Seconda puntata di In The Sign, rubrica realizzata dal team di LCA Studio Legale che ha come focus una serie di approfondimenti dedicati al tema dell’industrial design, i cui protagonisti saranno quegli oggetti che, date le loro caratteristiche creative e il loro “valore artistico” sono state ritenuti tutelabili anche ai sensi della legge sul diritto d’autore.
Molto spesso, quando si parla di “copie” di oggetti di design particolarmente noti, l’attenzione – come giusto – si concentra sul contraffattore, e sui profili di responsabilità che quest’ultimo sarà chiamato ad affrontare in ragione dell’ingiustificato arricchimento ottenuto attraverso la vendita di un oggetto (mobili, ma la mente può vagare anche su altri esempi) che riprende gli elementi caratteristici e le forme dell’opera dell’ingegno altrui.
La differenza, infatti, tra la copia e l’originale, nel mondo del design industriale, non risiede (solo) nella differente qualità della materia prima utilizzata per realizzare l’ambito “pezzo da collezione” – anzi, nulla vieta che un ottimo e sapiente artigiano possa produrre una “copia” che, sotto il profilo della manifattura, non ha nulla da invidiare all’originale.

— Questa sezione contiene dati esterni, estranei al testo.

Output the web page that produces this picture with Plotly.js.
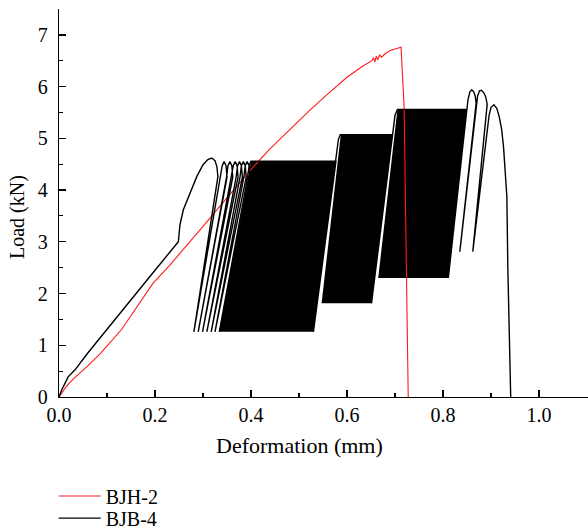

Quello che, in questo caso, viene svilito, è l’estremo impegno e investimento fatto dal designer, e dalla casa di produzione che sta alle sue spalle, nell’ideare qualcosa di nuovo, unico e distinguibile.
Generalmente, lo “sfruttamento” di una copia causa dei guai solamente a chi la produce e commercializza, non al (più o meno incauto) acquirente dell’oggetto non originale, che una volta accolto in casa potrà, semmai, generare a suo favore una immeritata, ma “innocua”, ammirazione da parte di parenti, amici e avventori.
Generalmente, appunto. Non se sei Kim Kardashian e di quella “copia” ti vanti in un video dove mostri gli uffici, e il relativo arredamento, della tua società di skin care. “I’ve really gotten into furniture lately” dice l’ignara Kim K. nel video dove mostra la location di lusso in cui prende vita uno dei suoi business di maggior successo.
Le è bastato aggiungere: “These Donald Judd tables are really amazing and totally blend in with the seats” per finire nel girone dell’inferno dei bugiardi e, da qualche tempo, anche di quello dei convenuti in giudizio. La Donald Judd Foundation, infatti, ha deciso di non lasciar correre l’incauta affermazione della celebrity e di agire nei suoi confronti e di quelli di Clements Design, la società che avrebbe realizzato le copie delle opere di Judd.
Dalle indiscrezioni trapelate, principalmente grazie ad autorevoli testate statunitensi come il Washington Post, l’obiettivo della Fondazione no profit che protegge la legacy del noto designer sarebbe stata quella di ottenere l’immediata distruzione delle copie messe in circolazione da Clements Design e che sarebbero state presentate a Kim Kardashian come tavoli (e relative sedute) “in the style of Donald Judd”.
Le trattative stragiudiziali non avrebbero, però, portato a una soluzione soddisfacente della questione, dal momento che la società produttrice del mobilio ha continuato a sostenere che vi fossero degli evidenti elementi di distinzione tra la loro produzione e quella riconducibile al noto designer.
Differenze che, ad ogni modo, più o meno consapevolmente, nemmeno la nota influencer ha deciso di (o, forse, ha preferito) portare alla luce nel video “incriminato”, ormai sparito dai social – per ogni eventualità.
Resta il fatto che, stando al sito dell’artista, i design autentici di Judd sono disponibili solo su ordinazione e sono venduti in associazione al marchio registrato del brand di Judd, sicché in questo caso è davvero difficile immaginare di trovarsi di fronte a un “errore in buona fede”.
Il design come status simbol. Il design come argomento di conversazione. Il design come “anche io ne capisco qualcosa, vedi”. Certamente, ma con la dovuta cautela e attenzione, se sei una star globale.